Chattanooga's Own To Prepare Meal For President Obama

Tuesday, January 08, 2013

Virginia College School of Business and Health in Chattanooga announced that one of its instructors, Chef Andrea Cagle, has been chosen to display her culinary talents at the upcoming presidential inauguration in Washington, D.C.

Ms. Cagle is a chef instructor at Culinard, the Culinary Institute of Virginia College School of Business and Health in Chattanooga, and will follow in the footsteps of fellow Culinard instructor and program director Chef Philippe Gehin, who prepared a private dinner for President Barack Obama shortly after being elected in his first term. 

“We are so proud of Chef Andrea Cagle as she represents Culinard at the nation’s capital,” said Mr. Gehin. “I was honored to cook for the President at his first inauguration, and now it is Chef Cagle’s turn. She is extremely talented and will represent Virginia College well.”

Ms. Cagle will lend her culinary expertise to help with this year’s inaugural balls, receptions and other events at the Walter E. Washington Convention Center taking place throughout the inauguration week of Jan. 14-21, of which President Obama and Vice President Joe Biden are scheduled to attend.

“We cannot think of anyone better to prepare a meal for the President of the United States other than our very own Culinard instructors,” says Virginia College School of Business and Health Campus President Dominick DeLorenzo. “We couldn’t be more proud of Chef Cagle for this enormous honor!”

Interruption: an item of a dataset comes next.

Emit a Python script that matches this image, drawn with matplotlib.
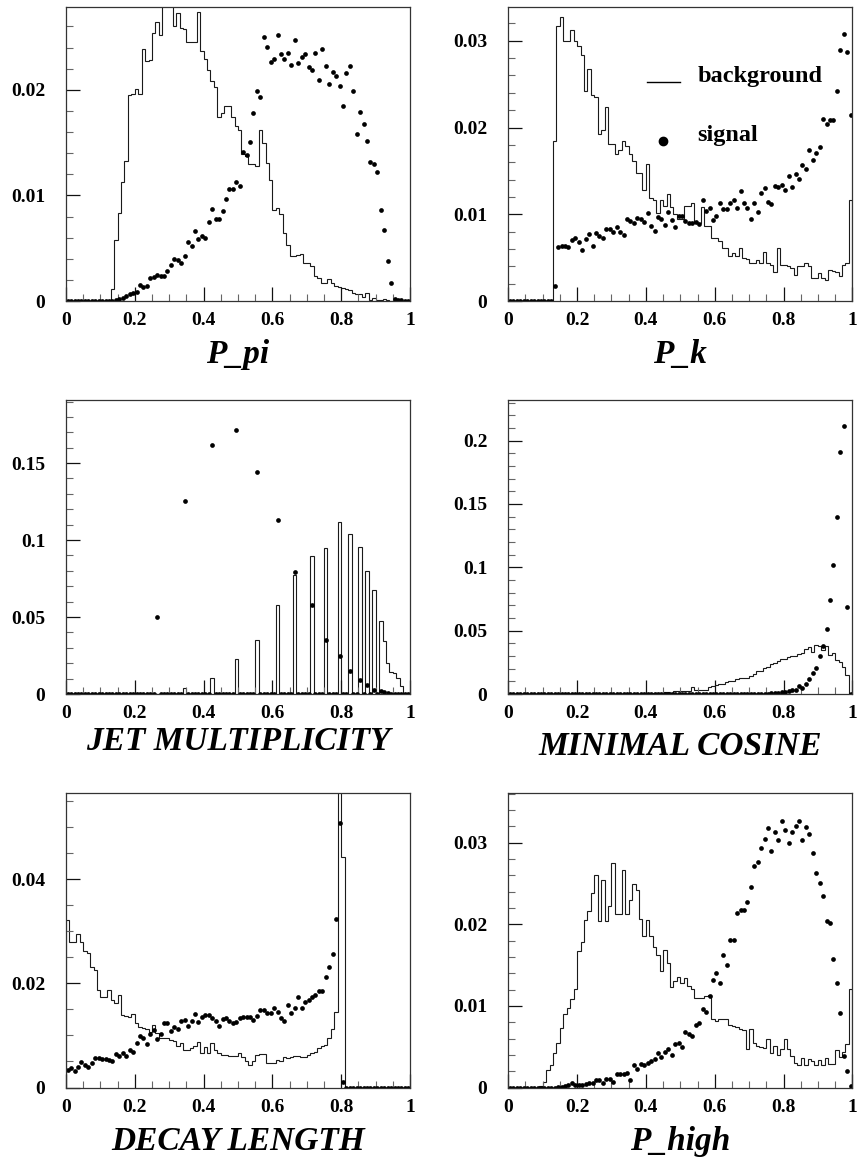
import numpy as np
import matplotlib
matplotlib.use('Agg')
import matplotlib.pyplot as plt
from matplotlib.ticker import MultipleLocator, FuncFormatter

plt.rcParams['font.family'] = ['Liberation Serif', 'DejaVu Serif']

# 100 bins on [0, 1]
edges = np.linspace(0, 1, 101)
centers = 0.5 * (edges[:-1] + edges[1:])
SCALE = 1e-3  # all values below are given in units of 1e-3

# ---------------- P_pi ----------------
ppi_bkg = [0] * 13 + [
    1.1, 5.8, 8.3, 11.3, 13.3, 19.5, 19.6, 20.1, 19.6, 23.9,
    22.7, 22.8, 25.4, 26.4, 25.2, 29.0, 28.5, 29.0, 26.0, 27.3,
    25.9, 25.8, 24.5, 24.5, 24.5, 27.4, 23.7, 22.9, 21.9, 20.8,
    20.3, 17.4, 17.8, 18.5, 18.5, 17.4, 16.6, 16.2, 13.9, 13.7,
    13.0, 13.0, 12.8, 16.2, 15.0, 13.1, 11.5, 8.6, 8.8, 8.2,
    6.4, 5.3, 4.3, 4.3, 4.4, 4.5, 3.6, 3.6, 3.3, 2.4,
    2.2, 1.7, 1.7, 2.1, 1.7, 1.4, 1.3, 1.2, 1.1, 1.0,
    0.8, 0.7, 0.7, 0.4, 0.8, 0.1, 0.3, 0.1, 0.1, 0.2,
    0.1] + [0] * 6
ppi_sig = [0] * 14 + [
    0.1, 0.2, 0.3, 0.5, 0.7, 0.8, 0.9, 1.5, 1.3, 1.4,
    2.2, 2.3, 2.5, 2.4, 2.4, 2.8, 3.4, 4.0, 3.9, 3.6,
    4.3, 5.6, 5.2, 6.6, 5.9, 6.2, 6.0, 7.5, 8.7, 7.8,
    7.8, 8.5, 9.7, 10.6, 10.6, 11.3, 10.9, 14.1, 13.8, 15.1,
    17.8, 19.9, 19.3, 25.0, 24.1, 22.6, 22.9, 25.2, 23.4, 22.9,
    23.5, 22.4, 24.7, 22.5, 23.1, 23.4, 22.2, 21.9, 23.5, 20.9,
    23.9, 22.3, 20.6, 21.7, 21.3, 20.4, 18.5, 21.6, 22.3, 19.9,
    15.8, 17.9, 16.8, 15.2, 13.2, 13.0, 12.2, 8.6, 6.7, 3.8,
    1.7, 0.2, 0.1, 0.1, 0, 0]

# ---------------- P_k ----------------
pk_bkg = [0] * 13 + [
    18.4, 31.7, 32.7, 30.0, 30.0, 31.3, 30.0, 29.4, 28.4, 24.2,
    26.7, 23.8, 23.5, 19.2, 19.7, 22.4, 18.1, 18.1, 17.0, 17.4,
    18.4, 17.9, 16.9, 16.1, 14.8, 14.8, 12.8, 15.8, 11.9, 11.7,
    10.2, 11.6, 11.0, 12.3, 10.8, 10.0, 9.4, 9.5, 11.0, 11.0,
    11.3, 9.0, 9.0, 10.8, 8.6, 8.6, 7.3, 7.3, 6.9, 6.1,
    6.1, 5.2, 5.5, 5.2, 6.1, 5.0, 4.8, 4.4, 4.4, 4.7,
    4.4, 5.7, 4.4, 4.2, 3.4, 6.1, 4.2, 4.2, 4.0, 3.8,
    3.0, 4.0, 4.0, 4.4, 4.0, 2.7, 2.7, 3.2, 2.7, 2.4,
    3.6, 3.5, 3.4, 2.9, 4.2, 4.4, 11.6]
pk_sig = [0] * 13 + [
    1.7, 6.2, 6.4, 6.4, 6.2, 7.0, 7.3, 6.8, 5.9, 7.1,
    7.7, 6.4, 7.8, 7.5, 7.3, 8.3, 8.3, 8.0, 8.5, 8.0,
    7.6, 9.5, 9.2, 9.0, 9.6, 9.5, 9.1, 10.2, 8.6, 8.1,
    9.7, 9.4, 8.8, 10.3, 9.3, 8.5, 9.8, 9.8, 9.2, 9.0,
    9.0, 9.1, 8.9, 11.6, 10.4, 10.7, 9.3, 9.8, 11.3, 10.6,
    10.6, 11.3, 11.7, 10.7, 12.7, 11.3, 10.7, 9.5, 11.3, 10.3,
    12.5, 13.0, 11.4, 11.2, 13.3, 13.2, 13.4, 12.8, 14.4, 13.2,
    14.7, 14.1, 15.7, 15.2, 17.4, 16.3, 17.1, 17.8, 21.0, 20.4,
    20.9, 20.9, 24.2, 28.9, 30.8, 28.7, 21.5]

# ---------------- JET MULTIPLICITY (discrete, only some bins filled) ----------------
jet_bkg_bins = [34, 42, 49, 55, 61, 66, 71, 75, 79, 82, 85, 87, 89, 91, 92, 93, 94, 95, 96, 97]
jet_bkg_vals = [3.9, 10.4, 22.7, 35.3, 57.8, 77.5, 89.8, 94.8, 111.5, 103.9,
                95.5, 79.7, 67.7, 47.2, 34.2, 20.0, 14.1, 13.6, 10.4, 5.4]
jet_sig_bins = [26, 34, 42, 49, 55, 61, 66, 71, 75, 79, 82, 85, 87, 89, 91, 92, 93]
jet_sig_vals = [50.0, 125.5, 161.5, 171.6, 143.9, 112.8, 79.4, 57.8, 34.8, 24.5,
                15.2, 8.9, 6.1, 2.8, 1.7, 1.1, 0.5]

# ---------------- MINIMAL COSINE ----------------
mc_bkg = [0] * 39 + [
    0.3, 0.3, 0.5, 0.8, 0.8, 1.0, 1.5, 1.5, 1.0, 2.0,
    2.0, 2.3, 2.3, 2.5, 5.5, 2.8, 3.2, 3.5, 3.5, 5.8,
    6.0, 7.5, 7.8, 8.0, 9.5, 10.0, 10.5, 11.5, 12.5, 12.7,
    13.0, 14.5, 15.5, 18.0, 18.5, 20.5, 21.0, 23.5, 24.5, 26.0,
    27.5, 27.5, 29.5, 30.0, 30.0, 31.5, 32.5, 35.5, 37.0, 33.5,
    38.5, 38.0, 34.5, 37.5, 30.5, 32.5, 27.0, 25.5, 21.5, 14.7,
    0]
mc_sig = [0] * 75 + [
    0.3, 0.5, 0.8, 1.0, 1.5, 1.8, 2.5, 3.0, 3.5, 6.0,
    4.8, 8.0, 12.0, 16.8, 20.5, 30.0, 38.0, 51.5, 74.0, 101.5,
    139.5, 191.0, 211.4, 68.3, 0]

# ---------------- DECAY LENGTH ----------------
dl_bkg = [
    32.1, 28.0, 28.0, 29.5, 28.0, 26.3, 25.8, 23.2, 22.6, 18.7,
    17.4, 17.4, 18.7, 16.8, 16.2, 17.7, 13.9, 13.7, 13.5, 14.1,
    12.3, 11.7, 11.4, 11.2, 10.7, 12.0, 10.5, 9.5, 9.5, 9.5,
    9.1, 9.0, 8.0, 8.5, 7.3, 7.3, 7.5, 8.0, 8.8, 6.6,
    7.7, 6.6, 8.5, 7.2, 6.7, 6.3, 6.3, 6.1, 6.1, 6.1,
    6.6, 5.8, 5.0, 4.3, 5.0, 6.3, 6.5, 6.5, 4.8, 4.7,
    4.8, 5.3, 5.0, 5.9, 5.6, 5.9, 6.1, 6.1, 5.9, 5.9,
    6.3, 6.7, 6.9, 7.5, 8.0, 8.2, 9.5, 11.2, 14.6, 62.0,
    44.3] + [0] * 19
dl_sig = [
    3.4, 3.7, 3.2, 4.0, 4.9, 4.3, 4.0, 4.7, 5.6, 5.6,
    5.5, 5.4, 5.2, 5.0, 6.5, 6.1, 6.6, 6.1, 7.2, 6.9,
    8.5, 9.8, 9.6, 8.4, 10.3, 11.1, 9.3, 10.3, 12.3, 12.3,
    10.9, 11.7, 11.2, 12.8, 13.0, 11.8, 12.7, 14.2, 12.5, 13.6,
    13.9, 13.9, 13.3, 12.7, 11.9, 13.1, 13.3, 12.8, 12.3, 12.6,
    13.3, 13.5, 13.5, 13.6, 13.0, 13.7, 14.9, 14.8, 14.4, 14.4,
    15.2, 14.6, 13.4, 12.7, 15.8, 14.4, 15.3, 17.3, 15.2, 16.5,
    16.9, 17.3, 17.8, 18.6, 18.6, 21.2, 23.1, 25.6, 32.3, 50.8,
    1.0] + [0] * 19

# ---------------- P_high ----------------
ph_bkg = [0] * 9 + [
    0.2, 0.7, 2.1, 2.7, 4.2, 5.4, 7.3, 9.0, 9.8, 10.9,
    12.1, 16.7, 17.8, 20.5, 21.6, 23.9, 26.0, 20.4, 25.4, 20.4,
    22.3, 27.5, 21.3, 21.3, 26.7, 21.3, 23.0, 24.9, 24.2, 20.6,
    18.6, 20.5, 18.6, 17.2, 16.2, 14.3, 16.9, 15.3, 12.3, 13.0,
    13.5, 12.8, 13.4, 12.5, 12.1, 11.0, 11.0, 11.0, 11.2, 11.4,
    8.4, 8.1, 8.4, 8.4, 8.4, 7.7, 7.6, 7.4, 7.2, 7.1,
    4.7, 7.2, 5.5, 5.1, 5.0, 4.9, 5.9, 4.2, 5.1, 4.0,
    4.7, 5.9, 4.7, 3.9, 3.0, 2.8, 3.6, 2.8, 3.5, 3.3,
    2.8, 3.4, 2.8, 3.6, 2.9, 2.9, 4.6, 3.7, 4.4, 5.3,
    12.1]
ph_sig = [0] * 14 + [
    0.1, 0.1, 0.2, 0.3, 0.5, 0.3, 0.3, 0.3, 0.4, 0.5,
    0.6, 0.9, 0.9, 0.5, 1.0, 1.1, 0.7, 1.6, 1.6, 1.7,
    1.8, 0.9, 2.8, 2.3, 2.9, 2.8, 3.0, 3.2, 3.5, 4.2,
    3.7, 4.4, 4.7, 4.0, 5.3, 5.5, 5.0, 6.8, 6.5, 6.3,
    7.7, 7.9, 9.6, 9.3, 11.2, 13.2, 14.0, 12.8, 16.2, 15.0,
    18.1, 18.1, 21.4, 21.7, 21.8, 22.8, 24.6, 27.1, 27.6, 29.3,
    30.5, 31.8, 29.0, 31.3, 30.3, 32.7, 31.6, 30.0, 31.3, 32.0,
    32.7, 30.3, 31.9, 31.1, 28.7, 26.3, 25.1, 23.5, 20.4, 20.2,
    15.8, 12.8, 9.1, 3.9, 2.0, 0.2]

jet_bkg = np.zeros(100)
jet_bkg[jet_bkg_bins] = jet_bkg_vals
jet_sig = np.zeros(100)
jet_sig[jet_sig_bins] = jet_sig_vals


def fmt(v, pos):
    return '%g' % round(v, 4)


def draw_panel(ax, bkg, sig, ymax, major, minor, label, label_y=-0.212):
    bkg = np.asarray(bkg, dtype=float) * SCALE
    sig = np.asarray(sig, dtype=float) * SCALE
    ax.stairs(bkg, edges, baseline=0, color='#1a1a1a', lw=0.8)
    ax.plot(centers, sig, 'o', ms=3.4, color='black', mec='black', mew=0)
    ax.set_xlim(0, 1)
    ax.set_ylim(0, ymax)

    ax.xaxis.set_major_locator(MultipleLocator(0.2))
    ax.xaxis.set_minor_locator(MultipleLocator(0.05))
    ax.yaxis.set_major_locator(MultipleLocator(major))
    ax.yaxis.set_minor_locator(MultipleLocator(minor))
    ax.xaxis.set_major_formatter(FuncFormatter(fmt))
    ax.yaxis.set_major_formatter(FuncFormatter(fmt))

    ax.tick_params(which='both', direction='in', top=False, right=False)
    ax.tick_params(which='major', length=10, width=0.9, color='#111111',
                   labelsize=14)
    ax.tick_params(which='minor', length=5, width=0.8, color='#666666')
    ax.tick_params(axis='x', which='major', pad=8)
    ax.tick_params(axis='y', which='major', pad=15)
    for lab in ax.get_xticklabels() + ax.get_yticklabels():
        lab.set_fontweight('bold')
    for sp in ax.spines.values():
        sp.set_linewidth(0.9)
        sp.set_color('#333333')

    ax.text(0.5, label_y, label, transform=ax.transAxes, ha='center',
            va='baseline', fontsize=24, fontweight='bold', fontstyle='italic')


fig = plt.figure(figsize=(8.58, 11.6), dpi=100)

W, H = 0.401, 0.2535
col_x = [0.0769, 0.5924]
row_y = [0.7405, 0.4017, 0.0625]

ax1 = fig.add_axes([col_x[0], row_y[0], W, H])
ax2 = fig.add_axes([col_x[1], row_y[0], W, H])
ax3 = fig.add_axes([col_x[0], row_y[1], W, H])
ax4 = fig.add_axes([col_x[1], row_y[1], W, H])
ax5 = fig.add_axes([col_x[0], row_y[2], W, H])
ax6 = fig.add_axes([col_x[1], row_y[2], W, H])

draw_panel(ax1, ppi_bkg, ppi_sig, 0.02785, 0.01, 0.002, 'P_pi')
draw_panel(ax2, pk_bkg, pk_sig, 0.0339, 0.01, 0.002, 'P_k')
draw_panel(ax3, jet_bkg, jet_sig, 0.191, 0.05, 0.01,
           'JET MULTIPLICITY', label_y=-0.19)
draw_panel(ax4, mc_bkg, mc_sig, 0.232, 0.05, 0.01, 'MINIMAL COSINE', label_y=-0.207)
draw_panel(ax5, dl_bkg, dl_sig, 0.0565, 0.02, 0.005, 'DECAY LENGTH')
draw_panel(ax6, ph_bkg, ph_sig, 0.03605, 0.01, 0.002, 'P_high')

# legend drawn by hand inside the P_k panel
ax2.plot([0.404, 0.50], [0.0252, 0.0252], color='black', lw=1.0)
ax2.plot([0.45], [0.0185], 'o', ms=6, color='black')
ax2.text(0.549, 0.0252, 'background', fontsize=17.5, fontweight='bold',
         va='baseline', ha='left')
ax2.text(0.549, 0.0185, 'signal', fontsize=17.5, fontweight='bold',
         va='baseline', ha='left')

fig.savefig('out.png', dpi=100)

Since opening, Culinard has trained more than 1,000 chefs. Culinard offers diplomas in culinary arts or pastry arts, both of which can be obtained in 36 weeks. These intensive programs put students in the kitchen on the first day of class and prepare them for careers in restaurants, hotels, resorts, casinos, cruise ships, catering companies, hospitals and more. Culinard also offers an online associate degree in culinary arts for students who already have formal training in culinary skills at a post-secondary level, but who want an associate degree and a broader skill base to increase opportunities for employment and advancement.

For more information about Culinard or Virginia College School of Business and Health in Chattanooga, visit www.culinard.com or www.vc.edu/chattanooga.

Chef Andrea Cagle studied Culinary Arts at Le Cordon Bleu in Atlanta. She has over 18 years of experience in the hospitality and restaurant industry. Her culinary experience includes serving as Executive Chef/Owner of Kozy Cooking Catering in Chattanooga. She also trained with Chef Holly Chute, executive chef for the governor of Georgia. Before coming to Culinard, she worked with Chef Daniel Lindley, executive chef and owner of St. Johns Restaurant in Chattanooga and a three-time James Beard Foundation nominee.

Ms. Cagle is a member of the American Culinary Foundation, Slow Food International Association and an advocate for Share Our Strength's "No Kid Hungry" program. She also works with a nonprofit organization, East Chattanooga Improvement, as a mentor for inner-city youth.